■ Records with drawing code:
------------------------------------------------------------------------
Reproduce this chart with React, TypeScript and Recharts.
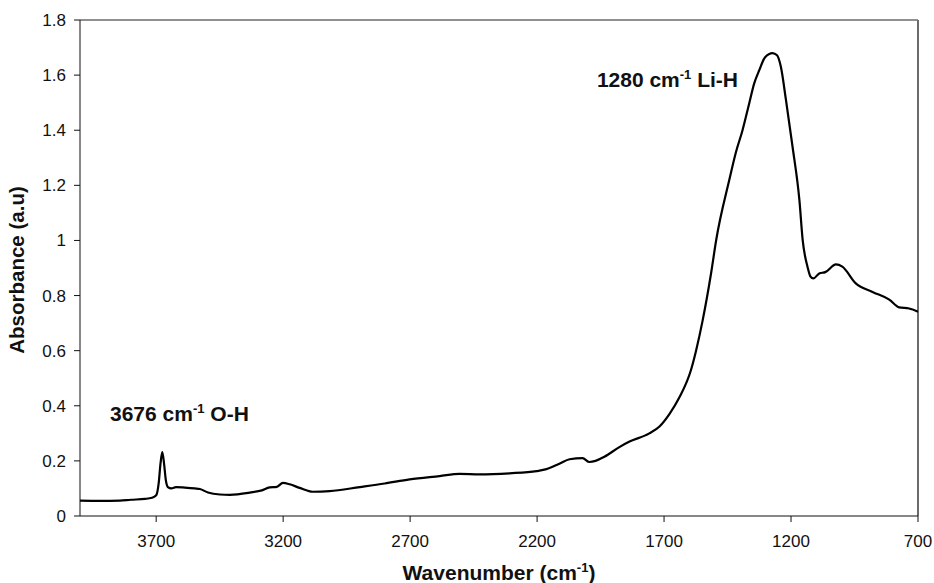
import { LineChart, Line, XAxis, YAxis, ReferenceLine } from 'recharts';

// wavenumber (cm-1), read from the spectrum
const wavenumbers = [
  4000, 3921, 3843, 3800, 3744, 3717, 3700, 3690, 3683, 3676, 3669, 3662, 3654, 3640, 3622,
  3587, 3548, 3528, 3496, 3449, 3410, 3331, 3284, 3253, 3225, 3201, 3174, 3135, 3083, 3017,
  2898, 2800, 2702, 2584, 2505, 2426, 2308, 2202, 2163, 2112, 2072, 2021, 1994, 1970, 1935,
  1876, 1836, 1758, 1718, 1679, 1640, 1594, 1574, 1548, 1515, 1495, 1443, 1417, 1391, 1364,
  1345, 1325, 1302, 1273, 1255, 1240, 1220, 1194, 1167, 1154, 1135, 1124, 1112, 1089, 1065,
  1023, 998, 945, 879, 813, 774, 735, 700,
];

const absorbance = [
  0.056, 0.055, 0.056, 0.059, 0.062, 0.066, 0.075, 0.12, 0.19, 0.232, 0.19, 0.13, 0.105, 0.1, 0.105,
  0.103, 0.1, 0.098, 0.085, 0.078, 0.077, 0.085, 0.093, 0.104, 0.106, 0.12, 0.115, 0.102, 0.088, 0.09,
  0.105, 0.118, 0.133, 0.145, 0.153, 0.151, 0.155, 0.163, 0.17, 0.19, 0.206, 0.21, 0.196, 0.2, 0.215,
  0.25, 0.27, 0.3, 0.325, 0.37, 0.43, 0.53, 0.6, 0.71, 0.88, 1.0, 1.22, 1.32, 1.4, 1.5,
  1.57, 1.618, 1.665, 1.68, 1.672, 1.63, 1.51, 1.34, 1.146, 1.0, 0.904, 0.87, 0.862, 0.88, 0.885,
  0.913, 0.905, 0.844, 0.813, 0.785, 0.757, 0.753, 0.741,
];

const xTicks = [3700, 3200, 2700, 2200, 1700, 1200, 700];
const yTicks = [0, 0.2, 0.4, 0.6, 0.8, 1, 1.2, 1.4, 1.6, 1.8];

const data = wavenumbers.map((wn, i) => ({ wn, abs: absorbance[i] }));

const FONT = '"Liberation Sans", Arial, sans-serif';

export default function App() {
  const tickStyle = { fontSize: 17, fill: '#111', fontFamily: FONT };

  return (
    <div style={{ position: 'absolute', left: 0, top: 0, width: 934, height: 583, background: '#fff' }}>
      <LineChart width={934} height={583} data={data} margin={{ top: 20, right: 16, bottom: 0, left: 0 }}>
        <XAxis
          dataKey="wn"
          type="number"
          domain={[700, 4000]}
          reversed
          ticks={xTicks}
          tick={tickStyle}
          tickSize={6}
          tickMargin={13}
          height={67}
          stroke="#111"
          allowDataOverflow
        />
        <YAxis
          type="number"
          domain={[0, 1.8]}
          ticks={yTicks}
          tick={tickStyle}
          tickSize={6}
          tickMargin={8}
          width={80}
          stroke="#111"
          tickFormatter={(v: number) => String(Number(v.toFixed(1)))}
        />
        {/* frame: top and right edges of the plot */}
        <ReferenceLine y={1.8} stroke="#222" strokeWidth={1.2} />
        <ReferenceLine x={700} stroke="#6b6b6b" strokeWidth={2} />
        <Line
          type="monotone"
          dataKey="abs"
          stroke="#000"
          strokeWidth={2.2}
          dot={false}
          isAnimationActive={false}
        />
      </LineChart>

      <svg
        width={934}
        height={583}
        style={{ position: 'absolute', left: 0, top: 0, pointerEvents: 'none' }}
        fontFamily={FONT}
        fontWeight="bold"
        fill="#111"
      >
        <text x={110} y={421} fontSize={21}>
          3676 cm<tspan dy={-8} fontSize={13}>-1</tspan>
          <tspan dy={8}> O-H</tspan>
        </text>
        <text x={738} y={87} fontSize={21} textAnchor="end">
          1280 cm<tspan dy={-8} fontSize={13}>-1</tspan>
          <tspan dy={8}> Li-H</tspan>
        </text>
        <text x={499} y={580} fontSize={21} textAnchor="middle">
          Wavenumber (cm<tspan dy={-8} fontSize={13}>-1</tspan>
          <tspan dy={8}>)</tspan>
        </text>
        <text
          x={24}
          y={270}
          fontSize={20.5}
          textAnchor="middle"
          transform="rotate(-90 24 270)"
        >
          Absorbance (a.u)
        </text>
      </svg>
    </div>
  );
}
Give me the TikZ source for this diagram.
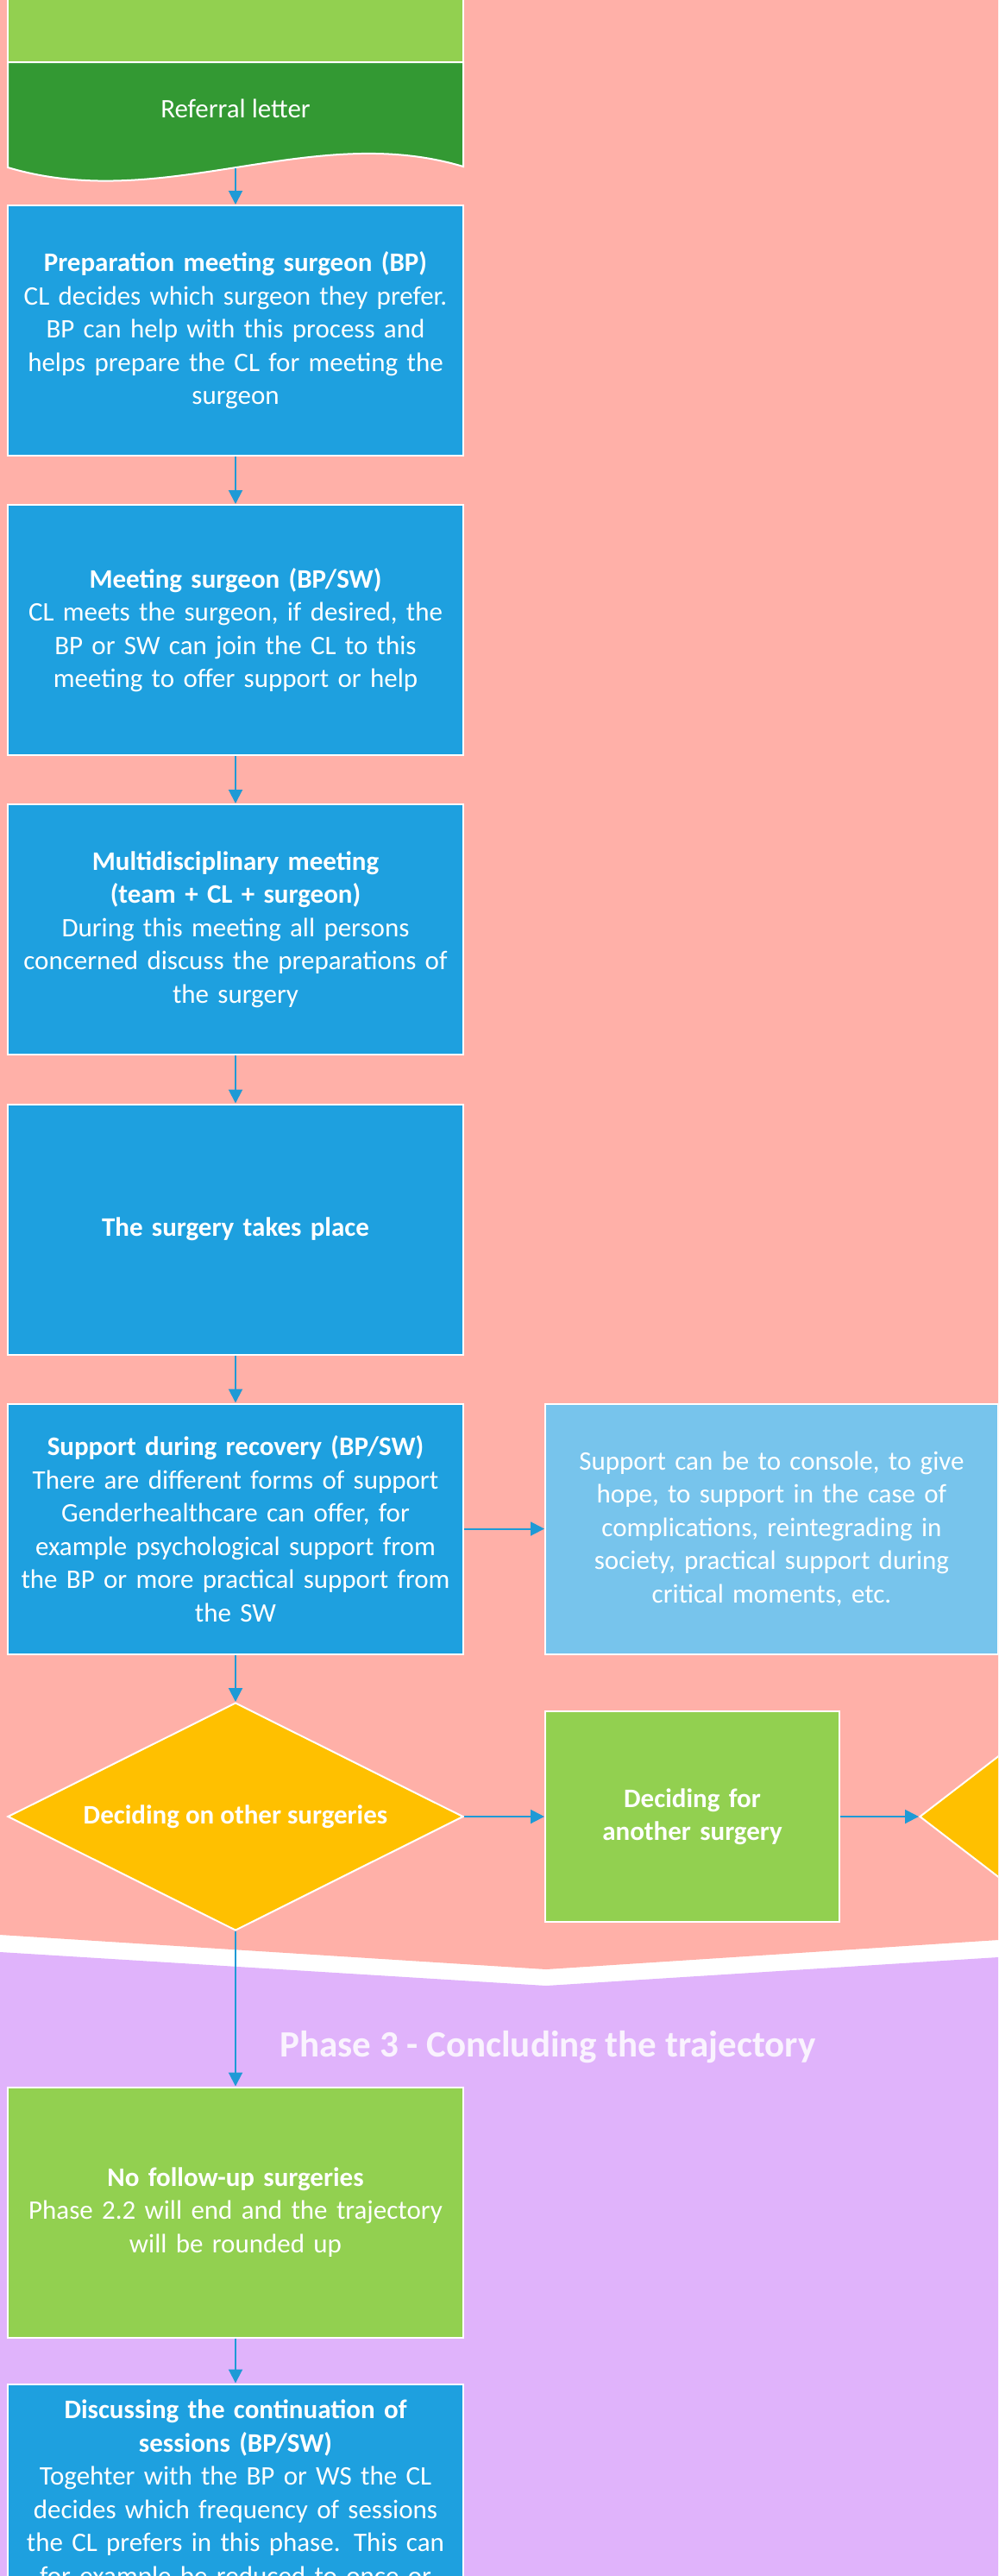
\documentclass[tikz,border=0pt]{standalone}
\usepackage{fontspec}
\setmainfont{Carlito}
\usepackage{tikz}
\usetikzlibrary{arrows.meta, shapes.geometric}
\definecolor{salmon}{HTML}{FFB0A8}
\definecolor{lilac}{HTML}{E0B3FB}
\definecolor{stepblue}{HTML}{1EA0DF}
\definecolor{paleblue}{HTML}{77C4EC}
\definecolor{leaf}{HTML}{92D050}
\definecolor{forest}{HTML}{339933}
\definecolor{amber}{HTML}{FFC000}
\definecolor{arrowblue}{HTML}{1E9AD6}
\definecolor{titletint}{HTML}{FAF3FE}

\begin{document}
\begin{tikzpicture}[x=1pt, y=-1pt,
    card/.style={rectangle, draw=white, line width=2pt, text=white, align=center,
        minimum width=528pt, minimum height=290pt, text width=516pt, inner xsep=6pt,
        font=\fontsize{31}{38.5}\selectfont},
    choice/.style={diamond, shape aspect=2, draw=white, line width=2pt, fill=amber,
        text=white, inner sep=0pt, minimum width=528pt, minimum height=264pt,
        font=\fontsize{31}{38.5}\selectfont\bfseries},
    flow/.style={draw=arrowblue, line width=2pt, -{Triangle[length=16pt, width=16pt]}}]
    \clip (0,0) rectangle (1157,2985);
    \fill[white] (0,0) rectangle (1157,2985);
    \fill[salmon] (0,0) -- (1157,0) -- (1157,2248) -- (633,2282) -- (0,2242) -- cycle;
    \fill[lilac] (0,2262) -- (633,2301) -- (1157,2268) -- (1157,2985) -- (0,2985) -- cycle;

    \node[card, fill=leaf, minimum height=120pt] (intake) at (273,12) {};
    \draw[draw=white, line width=2pt, fill=forest]
        (9,72) -- (537,72) -- (537,193) .. controls (360,140) and (190,248) .. (9,194) -- cycle;
    \node[text=white, font=\fontsize{31}{38.5}\selectfont] (letter) at (273,126) {Referral letter};
    \coordinate (letterfoot) at (273,194.5);

    \node[card, fill=stepblue] (prep) at (273,383)
        {\textbf{Preparation meeting surgeon (BP)}\\CL decides which surgeon they prefer.\\BP can help with this process and\\helps prepare the CL for meeting the\\surgeon};
    \node[card, fill=stepblue] (meet) at (273,730)
        {\textbf{Meeting surgeon (BP/SW)}\\CL meets the surgeon, if desired, the\\BP or SW can join the CL to this\\meeting to offer support or help};
    \node[card, fill=stepblue] (mdm) at (273,1077)
        {\textbf{Multidisciplinary meeting}\\\textbf{(team + CL + surgeon)}\\During this meeting all persons\\concerned discuss the preparations of\\the surgery};
    \node[card, fill=stepblue] (surgery) at (273,1424.5) {\textbf{The surgery takes place}};
    \node[card, fill=stepblue] (recovery) at (273,1771.5)
        {\textbf{Support during recovery (BP/SW)}\\There are different forms of support\\Genderhealthcare can offer, for\\example psychological support from\\the BP or more practical support from\\the SW};
    \node[card, fill=paleblue, minimum width=525pt, text width=513pt] (forms) at (894.5,1771.5)
        {Support can be to console, to give\\hope, to support in the case of\\complications, reintegrading in\\society, practical support during\\critical moments, etc.};
    \node[choice] (other) at (273,2105) {Deciding on other surgeries};
    \node[card, fill=leaf, minimum width=341pt, minimum height=244pt, text width=329pt] (another) at (802.5,2105)
        {\textbf{Deciding for}\\\textbf{another surgery}};
    \node[choice, minimum width=520pt, minimum height=400pt] (next) at (1326,2105) {};

    \node[anchor=base, text=titletint, font=\fontsize{43}{50}\selectfont\bfseries] (phase) at (635,2383)
        {Phase 3 - Concluding the trajectory};
    \node[card, fill=leaf] (nofollow) at (273,2563.5)
        {\textbf{No follow-up surgeries}\\Phase 2.2 will end and the trajectory\\will be rounded up};
    \node[card, fill=stepblue] (continue) at (273,2907.5)
        {\textbf{Discussing the continuation of}\\\textbf{sessions (BP/SW)}\\Togehter with the BP or WS the CL\\decides which frequency of sessions\\the CL prefers in this phase. This can\\for example be reduced to once or\\\mbox{}};

    \draw[flow] (letterfoot) -- (prep);
    \draw[flow] (prep) -- (meet);
    \draw[flow] (meet) -- (mdm);
    \draw[flow] (mdm) -- (surgery);
    \draw[flow] (surgery) -- (recovery);
    \draw[flow] (recovery) -- (forms);
    \draw[flow] (recovery) -- (other);
    \draw[flow] (other) -- (another);
    \draw[flow] (another) -- (next);
    \draw[flow] (other) -- (nofollow);
    \draw[flow] (nofollow) -- (continue);
\end{tikzpicture}
\end{document}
------------------------------------------------------------------------
■ WHAT YOU ARE ASKED TO DO: Using the entries above, reproduce word for word only the lines from the one that contains "Give me the TikZ source for this diagram." to the one that contains "(letterfoot) at (273,194.5);", both ends included, and drop every picture.

■ FULL OUTPUT:
Give me the TikZ source for this diagram.
\documentclass[tikz,border=0pt]{standalone}
\usepackage{fontspec}
\setmainfont{Carlito}
\usepackage{tikz}
\usetikzlibrary{arrows.meta, shapes.geometric}
\definecolor{salmon}{HTML}{FFB0A8}
\definecolor{lilac}{HTML}{E0B3FB}
\definecolor{stepblue}{HTML}{1EA0DF}
\definecolor{paleblue}{HTML}{77C4EC}
\definecolor{leaf}{HTML}{92D050}
\definecolor{forest}{HTML}{339933}
\definecolor{amber}{HTML}{FFC000}
\definecolor{arrowblue}{HTML}{1E9AD6}
\definecolor{titletint}{HTML}{FAF3FE}

\begin{document}
\begin{tikzpicture}[x=1pt, y=-1pt,
    card/.style={rectangle, draw=white, line width=2pt, text=white, align=center,
        minimum width=528pt, minimum height=290pt, text width=516pt, inner xsep=6pt,
        font=\fontsize{31}{38.5}\selectfont},
    choice/.style={diamond, shape aspect=2, draw=white, line width=2pt, fill=amber,
        text=white, inner sep=0pt, minimum width=528pt, minimum height=264pt,
        font=\fontsize{31}{38.5}\selectfont\bfseries},
    flow/.style={draw=arrowblue, line width=2pt, -{Triangle[length=16pt, width=16pt]}}]
    \clip (0,0) rectangle (1157,2985);
    \fill[white] (0,0) rectangle (1157,2985);
    \fill[salmon] (0,0) -- (1157,0) -- (1157,2248) -- (633,2282) -- (0,2242) -- cycle;
    \fill[lilac] (0,2262) -- (633,2301) -- (1157,2268) -- (1157,2985) -- (0,2985) -- cycle;

    \node[card, fill=leaf, minimum height=120pt] (intake) at (273,12) {};
    \draw[draw=white, line width=2pt, fill=forest]
        (9,72) -- (537,72) -- (537,193) .. controls (360,140) and (190,248) .. (9,194) -- cycle;
    \node[text=white, font=\fontsize{31}{38.5}\selectfont] (letter) at (273,126) {Referral letter};
    \coordinate (letterfoot) at (273,194.5);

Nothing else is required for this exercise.